======== Supplied information ========

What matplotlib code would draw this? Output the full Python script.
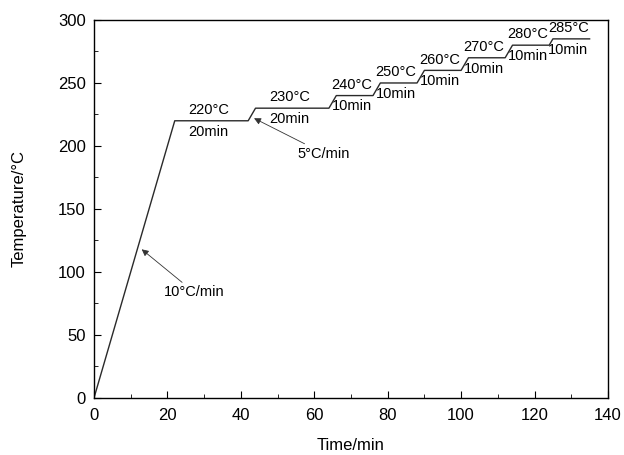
import matplotlib
matplotlib.use("Agg")
import matplotlib.pyplot as plt
from matplotlib.ticker import MultipleLocator

plt.rcParams['font.family'] = ['Liberation Sans', 'DejaVu Sans']

time = [0, 22, 42, 44, 64, 66, 76, 78, 88, 90, 100, 102, 112, 114, 124, 125, 135]
temp = [0, 220, 220, 230, 230, 240, 240, 250, 250, 260, 260, 270, 270, 280, 280, 285, 285]

plateau_temps = [220, 230, 240, 250, 260, 270, 280, 285]
plateau_starts = [22, 44, 66, 78, 90, 102, 114, 125]
plateau_ends = [42, 64, 76, 88, 100, 112, 124, 135]
durations = ["20min", "20min", "10min", "10min", "10min", "10min", "10min", "10min"]

fig = plt.figure(figsize=(6.24, 4.55), dpi=100)
ax = fig.add_axes([0.1506, 0.1253, 0.8237, 0.8308])
ax.plot(time, temp, color='#2a2a2a', lw=1.0)

for T, s, e, d in zip(plateau_temps, plateau_starts, plateau_ends, durations):
    xc = (s + e) / 2 - 0.8
    ax.text(xc, T + 3, f"{T}°C", ha='center', va='bottom', fontsize=10.5)
    ax.text(xc, T - 3, d, ha='center', va='top', fontsize=10.5)

ax.annotate("10°C/min", xy=(13, 118), xytext=(19, 84), fontsize=10.5,
            ha='left', va='center',
            arrowprops=dict(arrowstyle='-|>', color='#333333', lw=0.6,
                            shrinkA=0, shrinkB=0, mutation_scale=10))
ax.annotate("5°C/min", xy=(43.6, 222), xytext=(55.5, 194), fontsize=10.5,
            ha='left', va='center',
            arrowprops=dict(arrowstyle='-|>', color='#333333', lw=0.6,
                            shrinkA=0, shrinkB=0, mutation_scale=10))

ax.set_xlim(0, 140)
ax.set_ylim(0, 300)
ax.xaxis.set_major_locator(MultipleLocator(20))
ax.xaxis.set_minor_locator(MultipleLocator(10))
ax.yaxis.set_major_locator(MultipleLocator(50))
ax.yaxis.set_minor_locator(MultipleLocator(25))
ax.tick_params(which='both', direction='in', labelsize=12, top=False, right=False)
ax.tick_params(which='major', length=5)
ax.tick_params(which='minor', length=3)
ax.tick_params(axis='x', pad=7)
ax.tick_params(axis='y', pad=6)
ax.set_xlabel("Time/min", fontsize=12)
ax.set_ylabel("Temperature/°C", fontsize=12)
ax.xaxis.set_label_coords(0.5, -0.127)
ax.yaxis.set_label_coords(-0.146, 0.5)
ax.xaxis.label.set_va('center')
ax.yaxis.label.set_va('center')
for sp in ax.spines.values():
    sp.set_linewidth(1.0)

fig.savefig("out.png", dpi=100)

========

* [Exercise requirements] Reproduce the material in its entirety and word for word, without the pictures.

* [The response]
What matplotlib code would draw this? Output the full Python script.
import matplotlib
matplotlib.use("Agg")
import matplotlib.pyplot as plt
from matplotlib.ticker import MultipleLocator

plt.rcParams['font.family'] = ['Liberation Sans', 'DejaVu Sans']

time = [0, 22, 42, 44, 64, 66, 76, 78, 88, 90, 100, 102, 112, 114, 124, 125, 135]
temp = [0, 220, 220, 230, 230, 240, 240, 250, 250, 260, 260, 270, 270, 280, 280, 285, 285]

plateau_temps = [220, 230, 240, 250, 260, 270, 280, 285]
plateau_starts = [22, 44, 66, 78, 90, 102, 114, 125]
plateau_ends = [42, 64, 76, 88, 100, 112, 124, 135]
durations = ["20min", "20min", "10min", "10min", "10min", "10min", "10min", "10min"]

fig = plt.figure(figsize=(6.24, 4.55), dpi=100)
ax = fig.add_axes([0.1506, 0.1253, 0.8237, 0.8308])
ax.plot(time, temp, color='#2a2a2a', lw=1.0)

for T, s, e, d in zip(plateau_temps, plateau_starts, plateau_ends, durations):
    xc = (s + e) / 2 - 0.8
    ax.text(xc, T + 3, f"{T}°C", ha='center', va='bottom', fontsize=10.5)
    ax.text(xc, T - 3, d, ha='center', va='top', fontsize=10.5)

ax.annotate("10°C/min", xy=(13, 118), xytext=(19, 84), fontsize=10.5,
            ha='left', va='center',
            arrowprops=dict(arrowstyle='-|>', color='#333333', lw=0.6,
                            shrinkA=0, shrinkB=0, mutation_scale=10))
ax.annotate("5°C/min", xy=(43.6, 222), xytext=(55.5, 194), fontsize=10.5,
            ha='left', va='center',
            arrowprops=dict(arrowstyle='-|>', color='#333333', lw=0.6,
                            shrinkA=0, shrinkB=0, mutation_scale=10))

ax.set_xlim(0, 140)
ax.set_ylim(0, 300)
ax.xaxis.set_major_locator(MultipleLocator(20))
ax.xaxis.set_minor_locator(MultipleLocator(10))
ax.yaxis.set_major_locator(MultipleLocator(50))
ax.yaxis.set_minor_locator(MultipleLocator(25))
ax.tick_params(which='both', direction='in', labelsize=12, top=False, right=False)
ax.tick_params(which='major', length=5)
ax.tick_params(which='minor', length=3)
ax.tick_params(axis='x', pad=7)
ax.tick_params(axis='y', pad=6)
ax.set_xlabel("Time/min", fontsize=12)
ax.set_ylabel("Temperature/°C", fontsize=12)
ax.xaxis.set_label_coords(0.5, -0.127)
ax.yaxis.set_label_coords(-0.146, 0.5)
ax.xaxis.label.set_va('center')
ax.yaxis.label.set_va('center')
for sp in ax.spines.values():
    sp.set_linewidth(1.0)

fig.savefig("out.png", dpi=100)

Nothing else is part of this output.